Wednesday, February 14, 2007

about love poems

Throughout the vast works of literature, undoubtedly a majority of them are devoted to, in some manner, the subject of love. Why? Because love is the all-powerful force. In it's many forms, it compels us to do things we would never do otherwise. Sometimes this is good. Sometimes this is bad. It always makes for a good story. The poets, those troubadors of love, have spent countless hours attempting to describe the feelings evoked in one being by another. And while love of family and friends is most certainly worth celebrating, today we are concerned with the more romantic version of the phenomenon.

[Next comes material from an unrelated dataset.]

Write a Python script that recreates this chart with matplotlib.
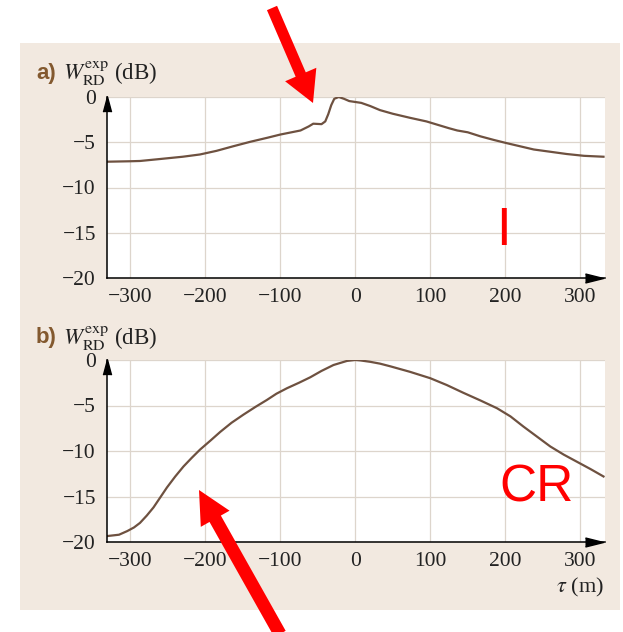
import matplotlib.pyplot as plt
from matplotlib.patches import Rectangle, FancyArrow
from matplotlib.transforms import Affine2D

# DATA

# a) experimental W_RD, lag tau in m, level in dB
tau_a = [-331, -300, -287, -260, -230, -207, -185, -163, -140, -117, -100, -85,
         -73, -62, -56, -45, -40, -36, -32, -28, -22, -15, -8, 0, 8, 20, 33, 50,
         73, 95, 109, 125, 136, 150, 167, 185, 202, 220, 238, 260, 282, 305, 331]
db_a = [-7.15, -7.1, -7.07, -6.85, -6.6, -6.35, -5.95, -5.45, -4.95, -4.5, -4.15, -3.9,
        -3.7, -3.25, -2.95, -3.0, -2.7, -1.9, -0.9, -0.2, 0.0, -0.2, -0.45, -0.55, -0.65,
        -1.0, -1.45, -1.85, -2.3, -2.7, -3.05, -3.45, -3.7, -3.9, -4.35, -4.75, -5.1,
        -5.45, -5.8, -6.05, -6.3, -6.5, -6.6]

# b) experimental W_RD
tau_b = [-331, -315, -304, -295, -287, -278, -269, -260, -251, -240, -229, -218,
         -207, -193, -180, -165, -149, -133, -118, -105, -91, -75, -60, -45, -29,
         -11, 0, 7, 20, 33, 47, 73, 100, 122, 144, 167, 189, 207, 224, 242, 260,
         278, 296, 314, 331]
db_b = [-19.35, -19.2, -18.8, -18.4, -17.9, -17.1, -16.2, -15.1, -14.0, -12.8, -11.7,
        -10.75, -9.85, -8.85, -7.9, -6.9, -6.0, -5.15, -4.4, -3.7, -3.1, -2.5, -1.9,
        -1.2, -0.55, -0.1, 0.0, -0.05, -0.2, -0.4, -0.7, -1.3, -2.0, -2.75, -3.6,
        -4.45, -5.3, -6.2, -7.3, -8.4, -9.5, -10.4, -11.2, -12.0, -12.8]

x_ticks = [-300, -200, -100, 0, 100, 200, 300]
y_ticks = [0, -5, -10, -15, -20]
panel_tags = ['a)', 'b)']

# STYLE
W, H = 623, 632
line_col = '#6e5140'
grid_col = '#ddd5cc'
panel_col = '#f2e9e0'
tag_col = '#83592f'

plt.rcParams['font.family'] = ['Liberation Serif', 'DejaVu Serif']
plt.rcParams['mathtext.fontset'] = 'stix'
plt.rcParams['axes.unicode_minus'] = True

fig = plt.figure(figsize=(W / 100, H / 100), dpi=100)
fig.patch.set_facecolor('white')

# pixel coords of the image (origin top-left) -> figure
px = Affine2D().scale(1 / W, -1 / H).translate(0, 1) + fig.transFigure

# beige panel behind everything
fig.add_artist(Rectangle((20, 43), 600, 567, transform=px,
                         facecolor=panel_col, edgecolor='none', zorder=-10))

ax_a = fig.add_axes([107 / W, 1 - 278 / H, 498 / W, 181 / H])
ax_b = fig.add_axes([107 / W, 1 - 542 / H, 498 / W, 182 / H])

for ax, tau, db in [(ax_a, tau_a, db_a), (ax_b, tau_b, db_b)]:
    ax.set_facecolor('white')
    ax.plot(tau, db, color=line_col, lw=1.6, zorder=3)
    ax.set_xlim(-331, 333)
    ax.set_ylim(-20, 0)
    ax.set_xticks(x_ticks)
    ax.set_yticks(y_ticks)
    ax.grid(True, color=grid_col, lw=0.9)
    ax.set_axisbelow(True)
    for s in ['top', 'right']:
        ax.spines[s].set_visible(False)
    for s in ['left', 'bottom']:
        ax.spines[s].set_color('black')
        ax.spines[s].set_linewidth(1.1)
        ax.spines[s].set_zorder(4)
    ax.tick_params(length=0, labelsize=15.5, colors='#222222')
    ax.tick_params(axis='x', pad=7)
    ax.tick_params(axis='y', pad=8)
    # axis arrow heads
    ax.plot(0.978, 0, marker=[(-9, -4.5), (9, 0), (-9, 4.5)], ms=13, color='black',
            transform=ax.transAxes, clip_on=False, zorder=5)
    ax.plot(0, 0.96, marker=[(-4, -7.5), (0, 7.5), (4, -7.5)], ms=11, color='black',
            transform=ax.transAxes, clip_on=False, zorder=5)

# panel headings
for tag, yc in zip(panel_tags, [73, 338]):
    fig.text(36, yc, tag, transform=px, family='Liberation Sans', fontweight='bold',
             fontsize=16, color=tag_col, va='center', ha='left')
    fig.text(63, yc, r'$W_{\mathrm{RD}}^{\mathrm{exp}}$ (dB)', transform=px,
             fontsize=16.5, color='#222222', va='center', ha='left')

fig.text(604, 587, r'$\tau$ (m)', transform=px, fontsize=16, color='#222222',
         va='center', ha='right')

# red overlay marks
fig.add_artist(FancyArrow(272, 8, 41, 95, width=11, head_width=34, head_length=31,
                          length_includes_head=True, color='#ff0000', lw=0,
                          transform=px, zorder=20))
fig.add_artist(FancyArrow(280, 634, -81, -144, width=13, head_width=33, head_length=33,
                          length_includes_head=True, color='#ff0000', lw=0,
                          transform=px, zorder=20))
fig.text(503, 231, 'I', transform=px, family='Liberation Sans', fontsize=38,
         color='#ff0000', ha='center', va='center', zorder=20)
fig.text(537, 488, 'CR', transform=px, family='Liberation Sans', fontsize=37,
         color='#ff0000', ha='center', va='center', zorder=20)

fig.savefig('out.png', dpi=100)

W.B. Yeats is eloquent on the subject of unrequited and lost loves. Below, A Drinking Song, paints such a poignant picture.
Yeats is brilliant; here is a story in the poem neatly folded into six lines. You want to sit down next to him on the barstool and ask him what it is. Except we've already experienced it in our early twenties. Even if you didn't spend any time physically in taverns or bars, this poem will let you know that at least emotionally, you were there.

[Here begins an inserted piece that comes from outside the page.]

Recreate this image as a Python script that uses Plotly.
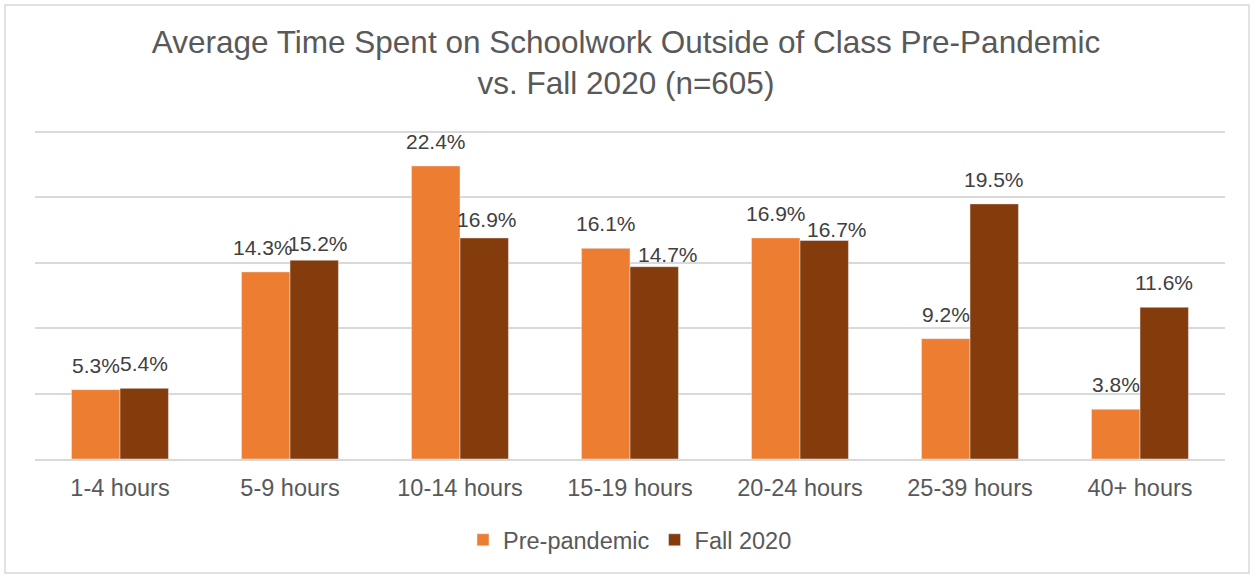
import plotly.graph_objects as go

categories = ["1-4 hours", "5-9 hours", "10-14 hours", "15-19 hours",
              "20-24 hours", "25-39 hours", "40+ hours"]
pre_pandemic = [5.3, 14.3, 22.4, 16.1, 16.9, 9.2, 3.8]
fall_2020 = [5.4, 15.2, 16.9, 14.7, 16.7, 19.5, 11.6]

W, H = 1252, 576
L, R, T, B = 35, 27, 128, 117
pw, ph = W - L - R, H - T - B
BARGAP = 0.43
bar_w = pw / len(categories) * (1 - BARGAP) / 2

# label nudges (px) where Excel moved colliding labels
nudge = {("Pre-pandemic", "5-9 hours"): (-3, 0),
         ("Fall 2020", "5-9 hours"): (4, -8),
         ("Fall 2020", "10-14 hours"): (3, -6),
         ("Fall 2020", "15-19 hours"): (14, -12),
         ("Fall 2020", "20-24 hours"): (13, -13)}

fig = go.Figure()
series = [("Pre-pandemic", pre_pandemic, "#ED7D31", -0.5),
          ("Fall 2020", fall_2020, "#843C0C", 0.5)]
for name, vals, color, side in series:
    fig.add_trace(go.Bar(x=categories, y=vals, name=name, marker_color=color))
    for cat, v in zip(categories, vals):
        dx, dy = nudge.get((name, cat), (0, 0))
        fig.add_annotation(x=cat, y=v, text=f"{v:.1f}%", showarrow=False,
                           xshift=side * bar_w + dx, yanchor="bottom", yshift=11 + dy,
                           font=dict(size=21, color="#404040"))

fig.update_layout(
    width=W, height=H,
    margin=dict(l=L, r=R, t=T, b=B, autoexpand=False),
    paper_bgcolor="white", plot_bgcolor="white",
    font=dict(family="Liberation Sans, Arial, sans-serif", color="#595959"),
    title=dict(
        text="Average Time Spent on Schoolwork Outside of Class Pre-Pandemic<br>vs. Fall 2020 (n=605)",
        x=0.5, xanchor="center", y=1 - 53 / H, yanchor="middle",
        font=dict(size=31.5, color="#595959"),
    ),
    barmode="group", bargap=BARGAP, bargroupgap=0,
    xaxis=dict(tickfont=dict(size=23.5, color="#595959"), showline=True,
               linecolor="#d9d9d9", linewidth=1.5, ticks="",
               ticklabelstandoff=7),
    yaxis=dict(range=[0, 25.3], tickvals=[0, 5, 10, 15, 20, 25],
               showticklabels=False, gridcolor="#d9d9d9", gridwidth=1.5,
               zeroline=False),
    legend=dict(orientation="h", x=0.5, xanchor="center",
                yref="container", y=1 - 540 / H, yanchor="middle",
                font=dict(size=23.5, color="#595959"), itemwidth=30),
    shapes=[dict(type="rect", xref="paper", yref="paper",
                 x0=(5 - L) / pw, x1=(W - 3 - L) / pw,
                 y0=-(H - 3 - (H - B)) / ph, y1=(H - B - 5) / ph,
                 line=dict(color="#d9d9d9", width=1.5), layer="below")],
)

fig.write_html("out.html", config={"displayModeBar": False},
               post_script="document.body.style.margin='0';")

Wine comes in at the mouth
And love comes in at the eye;
That's all we shall know for truth
Before we grow old and die.
I lift the glass to my mouth,
I look at you, and I sigh.

And then there is the
one that got away; the betrayal, real or imagined - it hurts either way. Yeats has something for this, too.

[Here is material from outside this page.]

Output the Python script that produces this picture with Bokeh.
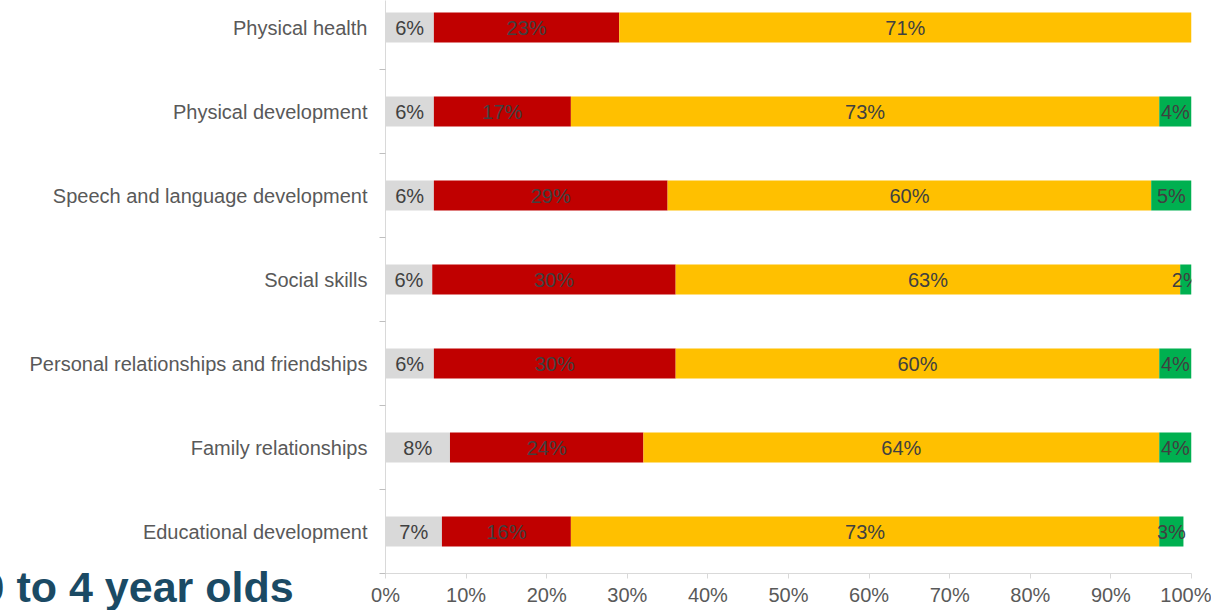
from bokeh.plotting import figure
from bokeh.models import Range1d, FixedTicker, Label, ColumnDataSource
from bokeh.core.properties import value
from bokeh.embed import file_html
from bokeh.resources import INLINE

# ---- data (top to bottom as in the chart) ----
categories = [
    "Physical health",
    "Physical development",
    "Speech and language development",
    "Social skills",
    "Personal relationships and friendships",
    "Family relationships",
    "Educational development",
]
grey_vals = [6, 6, 6, 5.8, 6, 8, 7]
red_vals = [23, 17, 29, 30.2, 30, 24, 16]
gold_vals = [71, 73, 60, 62.6, 60, 64, 73]
green_vals = [0, 4, 5, 1.5, 4, 4, 3]
x_ticks = [0, 10, 20, 30, 40, 50, 60, 70, 80, 90, 100]
x_tick_labels = ["0%", "10%", "20%", "30%", "40%", "50%", "60%", "70%", "80%", "90%", "100%"]
series_colors = ["#D9D9D9", "#C00000", "#FFC000", "#00B050"]
title_text = "0 to 4 year olds"

FONT = "Liberation Sans"
n = len(categories)
ys = [n - 1 - i for i in range(n)]

FRAME_H = 573
p = figure(
    frame_width=806, frame_height=FRAME_H,
    x_range=Range1d(0, 100), y_range=Range1d(-0.5, -0.5 + FRAME_H / 84),
    output_backend="svg", toolbar_location=None,
    min_border_left=385, min_border_right=20, min_border_top=0, min_border_bottom=0,
)
p.outline_line_color = None
p.grid.visible = False
p.background_fill_color = "white"

series = [grey_vals, red_vals, gold_vals, green_vals]
left = [0.0] * n
for vals, col in zip(series, series_colors):
    right = [l + v for l, v in zip(left, vals)]
    src = ColumnDataSource(dict(y=ys, left=left, right=right))
    p.hbar(y="y", left="left", right="right", height=0.36, source=src,
           fill_color=col, line_color=None)
    tx, ty, tt = [], [], []
    for l, v, y in zip(left, vals, ys):
        if v > 0:
            tx.append(l + v / 2)
            ty.append(y)
            tt.append(f"{round(v)}%")
    lsrc = ColumnDataSource(dict(x=tx, y=ty, t=tt))
    p.text(x="x", y="y", text="t", source=lsrc, text_align="center",
           text_baseline="middle", text_font=value(FONT),
           text_font_size="20px", text_color="#404040")
    left = right

# x axis
p.xaxis.ticker = FixedTicker(ticks=x_ticks)
p.xaxis.major_label_overrides = {t: s for t, s in zip(x_ticks, x_tick_labels)}
p.xaxis.axis_line_color = "#D9D9D9"
p.xaxis.major_tick_line_color = "#D9D9D9"
p.xaxis.major_tick_out = 5
p.xaxis.major_tick_in = 0
p.xaxis.minor_tick_line_color = None
p.xaxis.major_label_standoff = 5
p.xaxis.major_label_text_font = FONT
p.xaxis.major_label_text_font_size = "20px"
p.xaxis.major_label_text_color = "#595959"

# y axis
p.yaxis.ticker = FixedTicker(ticks=ys, minor_ticks=[-0.5 + i for i in range(n + 1)])
p.yaxis.major_label_overrides = {y: c for y, c in zip(ys, categories)}
p.yaxis.axis_line_color = "#D9D9D9"
p.yaxis.major_tick_out = 0
p.yaxis.major_tick_in = 0
p.yaxis.major_tick_line_color = None
p.yaxis.minor_tick_out = 6
p.yaxis.minor_tick_in = 0
p.yaxis.minor_tick_line_color = "#BFBFBF"
p.yaxis.major_label_standoff = 12
p.yaxis.major_label_text_font = FONT
p.yaxis.major_label_text_font_size = "20px"
p.yaxis.major_label_text_color = "#595959"

# title in a side panel so it is not clipped to the plot frame
title = Label(x=-11.4, y=-0.666, text=title_text, text_align="right",
              text_baseline="alphabetic", text_font=FONT,
              text_font_size="43px", text_font_style="bold",
              text_color="#1B4A64")
p.add_layout(title, "below")

open("out.html", "w").write(file_html(p, INLINE))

Others because you did not keep
That deep-sworn vow have been friends of mine;
Yet always when I look death in the face,
When I clamber to the heights of sleep,
Or when I grow excited with wine,
Suddenly, I meet your face.

We move then to the euphoria of infatuation much of which has found its way onto the radio in the form of pop music. And the depth of the infatuation is only rivaled by that of the lyrics themselves. I will forebear and not share any of those with you today.


Even when things do work out, don't suppose that the courtship has been without it's own amount of drama.
My own happily-ever-after had it's share of ups and downs, which led to many journal entries, though not quite as pathetic as the many written by my eighteen year-old self. Seven years will do wonders for one's philosphical and dramatic nature. But despite Marianne Dashwood's own propensity for drama she was right about Shakespeare's 116th sonnet. It's a good guide for what true love ought to be.

Let me not to the marriage of true minds
Admit impediments. Love is not love
Which alters when it alteration finds [...]

Love's not Time's fool, though rosy lips and cheeks
Within his bending sickle's compass come;
Love alters not with his brief hours and weeks,
But bears it out even to the edge of doom [...]

My own true love is out testing the wintery roads of our Valentine's Day. We've had some snow and freezing rain and he is driving to the grocery store for me. I like to think that ours, indeed, is a marriage of true minds, and not just of bodies, as many marriages have been and will ever be. I delight to be in his company, to hear what he has to say, to learn of his sorrows and share in his joys. And for the most part, the reason I actually like Valentine's Day is because there is an "us". Until there was an "us", I didn't think it was all that great.

Real love poems are hard to write. I don't just mean the basic love poem, I mean poems about real love. Getting the right words to describe something that has moved beyond most of the drama and settled into a space that exists past infatuation and the like isn't easy. I won't share my own attempts here, but instead leave you with two poems from W.S. Merwin.

I have watched your smile in your sleep
and I know it is the boat
in which my sun rides under the earth
all night on the wave of your breath
no wonder the days grow short
and waking without you
is the beginning of winter
-from Kore, in The Carrier of Ladders

In each world they may put us
farther apart
do not die
as this world is made I might
live forever.
- Do Not Die, from Flower and Hand

1 comment:

  1. Allysha,
    I loved this post. You made me laugh with your crack about pop music--I'd love to hear what you have to say about it someday.

    116 is my very very favorite. I hooked Fred onto Shakespeare's sonnets with that one. I just love it.

    You have such a way with words. What an appropriate post for V-Day.